GEÇEN hafta Belhanda, bu hafta Gomis. İki tane, hem oyuncular hem de taraftarlar için dikkat çekici ve uyarıcı mesaj içeren tercihler...
Belhanda’nın oynamama sebebi, yaptıkları ve yapamadıkları yüzünden kendisiydi. Gomis’in oynamamasının nedeni Eren’in golleri ama Kayseri deplasmanına gelmemesi de önemli etkendi.
Ndiaye’nin yokluğu, bence Belhanda ve Gomis’ten daha önemliydi bu maçta. Çünkü, orta sahadaki tempoyu yükselten, baskı süresini kısaltan, agresif oyunu ile rakibi rahatsız eden ve en önemlisi rakip alana çok çabuk top taşıyan bir oyuncuydu. Tolga ile Selçuk’un tarzı ve temposu, Ndiaye’nin verdiklerini karşılayamaz. P
EREN İYİYE GİDİYOR
İlk yarının genelinde oyunun hakimi Galatasaray’dı ve net pozisyonlar da yakalandı. Birinde doğru adam, diğerinde doğru pas yoktu. Eren’in oyunu, geldiği sezonun başındaki istek ve formunu yakalamaya doğru gidiyor. Oynadıkça formu daha artacaktır.

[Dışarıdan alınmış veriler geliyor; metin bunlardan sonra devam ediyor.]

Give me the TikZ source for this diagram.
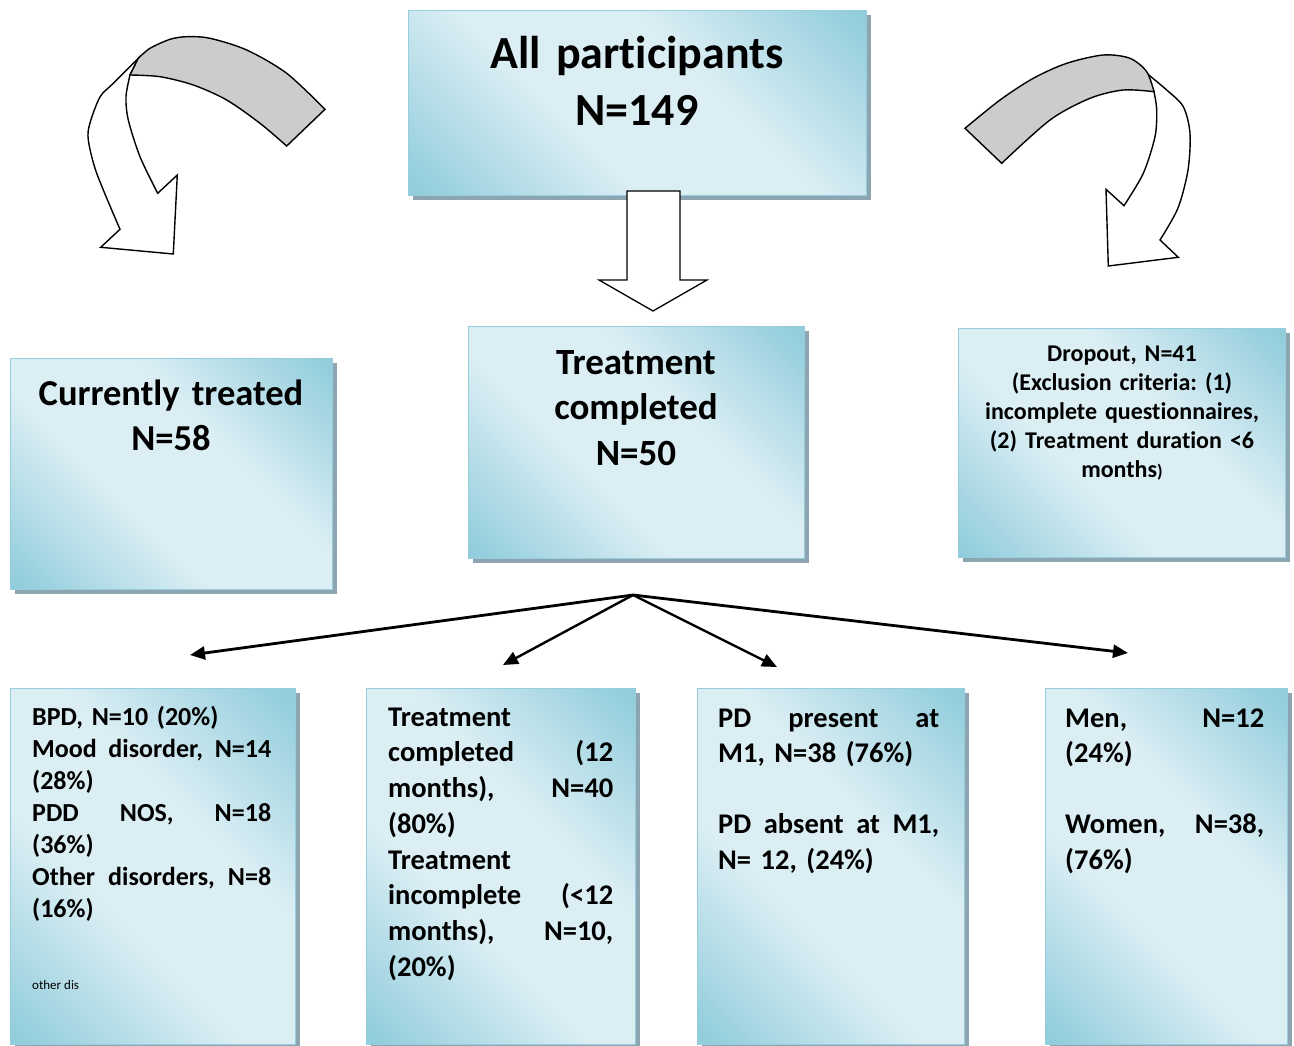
\documentclass[tikz,border=0pt]{standalone}
\usepackage{fontspec}
\setmainfont{Carlito}[Ligatures=NoCommon]
\usetikzlibrary{arrows.meta,shadows}
\definecolor{bxdark}{RGB}{146,205,220}
\definecolor{bxlight}{RGB}{219,238,244}
\definecolor{bxline}{RGB}{150,206,221}
\definecolor{shadowc}{RGB}{141,165,176}
\definecolor{bandgray}{RGB}{204,204,204}
\pgfdeclareverticalshading{boxshade}{100bp}{color(0bp)=(bxdark); color(16bp)=(bxdark); color(40bp)=(bxlight); color(60bp)=(bxlight); color(84bp)=(bxdark); color(100bp)=(bxdark)}
\setlength{\parindent}{0pt}
\frenchspacing
\newcommand\jst[2]{\leavevmode\hbox to #1{#2}}
\newcommand\fs[2]{\fontsize{#1}{#2}\selectfont}
\begin{document}
\begin{tikzpicture}[x=1pt,y=-1pt,
  bx/.style={draw=bxline, line width=1.2pt, shading=boxshade, shading angle=-45,
    anchor=north west, inner sep=0pt,
    drop shadow={shadow xshift=4pt, shadow yshift=-4pt, fill=shadowc, opacity=1}},
  ctxt/.style={inner sep=0pt, anchor=north, align=center},
  ltxt/.style={inner sep=0pt, anchor=north west, align=left},
  carrow/.style={draw=black, line width=1.4pt, line join=miter},
  fan/.style={draw=black, -{Triangle[length=15pt,width=13pt]}},
  blockarrow/.style={draw=black, fill=white, line width=1.3pt, line join=miter}
]
\useasboundingbox (0,0) rectangle (1294,1046);

% boxes
\node[bx, minimum width=458pt, minimum height=185pt] (top) at (408,10) {};
\node[bx, minimum width=322pt, minimum height=231pt] (cur) at (10,358) {};
\node[bx, minimum width=336pt, minimum height=232pt] (tc) at (468,326) {};
\node[bx, minimum width=327pt, minimum height=229pt] (drop) at (958,328) {};
\node[bx, minimum width=285pt, minimum height=356pt] (b1) at (10,688) {};
\node[bx, minimum width=269pt, minimum height=356pt] (b2) at (366,688) {};
\node[bx, minimum width=267pt, minimum height=356pt] (b3) at (697,688) {};
\node[bx, minimum width=242pt, minimum height=356pt] (b4) at (1045,688) {};

% texts
\node[ctxt, text width=458pt, font=\bfseries\fs{46}{57}] (toptxt) at (637,22)
  {\rule{0pt}{46pt}All participants\\N=149};
\node[ctxt, text width=322pt, font=\bfseries\fs{36.5}{45}] (curtxt) at (171,368.5)
  {\rule{0pt}{36.5pt}Currently treated\\N=58};
\node[ctxt, text width=336pt, font=\bfseries\fs{37}{45.5}] (tctxt) at (636,337)
  {\rule{0pt}{37pt}Treatment\\completed\\N=50};
\node[ctxt, text width=327pt, font=\bfseries\fs{24}{29}] (droptxt) at (1122,337)
  {\rule{0pt}{24pt}Dropout, N=41\\(Exclusion criteria: (1)\\incomplete questionnaires,\\(2) Treatment duration <6\\months{\fs{18}{29})}};

\node[ltxt, text width=239pt, font=\bfseries\fs{26}{32}] (b1txt) at (32,699)
  {\rule{0pt}{26pt}BPD, N=10 (20\%)\\
   \jst{239pt}{Mood\hfill disorder,\hfill N=14}\\
   (28\%)\\
   \jst{239pt}{PDD\hfill NOS,\hfill N=18}\\
   (36\%)\\
   \jst{239pt}{Other\hfill disorders,\hfill N=8}\\
   (16\%)};
\node[anchor=base west, inner sep=0pt, font=\fs{13}{15}] (b1small) at (32,989) {other dis};

\node[ltxt, text width=225pt, font=\bfseries\fs{28.5}{35.7}] (b2txt) at (388,697.5)
  {\rule{0pt}{28.5pt}Treatment\\
   \jst{225pt}{completed\hfill (12}\\
   \jst{225pt}{months),\hfill N=40}\\
   (80\%)\\
   Treatment\\
   \jst{225pt}{incomplete\hfill (<12}\\
   \jst{225pt}{months),\hfill N=10,}\\
   (20\%)};
\node[ltxt, text width=221pt, font=\bfseries\fs{28.5}{35.5}] (b3txt) at (718,698.5)
  {\rule{0pt}{28.5pt}\jst{221pt}{PD\hfill present\hfill at}\\
   M1, N=38 (76\%)\\[35.5pt]
   \jst{221pt}{PD\hfill absent\hfill at\hfill M1,}\\
   N= 12, (24\%)};
\node[ltxt, text width=199pt, font=\bfseries\fs{28.5}{35.5}] (b4txt) at (1065,698.5)
  {\rule{0pt}{28.5pt}\jst{199pt}{Men,\hfill N=12}\\
   (24\%)\\[35.5pt]
   \jst{199pt}{Women,\hfill N=38,}\\
   (76\%)};

% block arrow down
\path[blockarrow] (627,191) -- (680,191) -- (680,280) -- (707,280) -- (653,311)
  -- (599,280) -- (627,280) -- cycle;

% left curved arrow
\path[carrow, fill=white] plot[smooth] coordinates {(138.3,58.3) (113.3,83.3) (100,97) (90,123) (88.3,140) (96.7,173.3) (120,229.3)}
  -- (100.7,247.3) -- (173.3,254) -- (177.3,175) -- (157.7,193.3)
  -- plot[smooth] coordinates {(157.7,193.3) (140,156.7) (128.3,120) (126,96.7) (130,75)} -- cycle;
\path[carrow, fill=bandgray] plot[smooth] coordinates {(138.3,58.3) (150,48.3) (170,39.3) (186.7,36.7) (210,38.3) (246.7,50) (286.7,73.3) (325,109.3)}
  -- (286.7,146)
  -- plot[smooth] coordinates {(286.7,146) (260,123.3) (226.7,100) (193.3,85) (160,76.7) (130,75)} -- cycle;

% right curved arrow
\path[carrow, fill=white] plot[smooth] coordinates {(1146.7,73.3) (1166.7,90) (1183.3,106.7) (1190,133.3) (1188,170) (1178,208) (1160,240)}
  -- (1178.3,257.3) -- (1108.3,266) -- (1106,189.3) -- (1124,205.7)
  -- plot[smooth] coordinates {(1124,205.7) (1143.3,173.3) (1155,136.7) (1156.7,110) (1154,91.7)} -- cycle;
\path[carrow, fill=bandgray] plot[smooth] coordinates {(965,128.3) (1000,100) (1033.3,78.3) (1066.7,63.3) (1103.3,55) (1130,58.3) (1146.7,71.7) (1154,91.7)}
  -- plot[smooth] coordinates {(1154,91.7) (1123.3,90) (1090,98.3) (1050,120) (1001.7,163.3)} -- cycle;

% fan arrows
\coordinate (apex) at (633,595);
\coordinate (t1) at (190,655);
\coordinate (t2) at (503,665);
\coordinate (t3) at (777,667);
\coordinate (t4) at (1128,653);
\draw[fan, line width=2.8pt] (apex) -- (t1);
\draw[fan, line width=2.4pt] (apex) -- (t2);
\draw[fan, line width=2.4pt] (apex) -- (t3);
\draw[fan, line width=2.8pt] (apex) -- (t4);
\end{tikzpicture}
\end{document}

İkinci yarı, orta sahadaki problemi çözmek isteyen Fatih hoca direnci artırmak için savunma ağırlıklı bir oyuncu yerine ofansif özellikleri daha iyi olan Belhanda’yı oyuna aldı. Yani, direnci savunarak değil hücum ederek artırmak ve kırmak istedi. İkinci yarı devam eden sorunlar; Latovletici’nin kötü oyunu, orta alanda kaptırılan toplar ve Yasin’in devreye girememesiydi. Buna Eren’in düşen oyun konsantresi, Belhanda’nın verimsiz hali ve kaçırılan net pozisyonlar da eklenince maç sıkıntılı geçti.
Takımı ayakta tutan: başta hırsı ve mücadelesi ile Tolga, hazırladığı pozisyonlar ile Mariano-Rodrigues ikilisine eşlik eden Feghuli, Denayer’in arkadaşlarının hatalarını telafi eden müdahaleleri ve şans faktörüydü.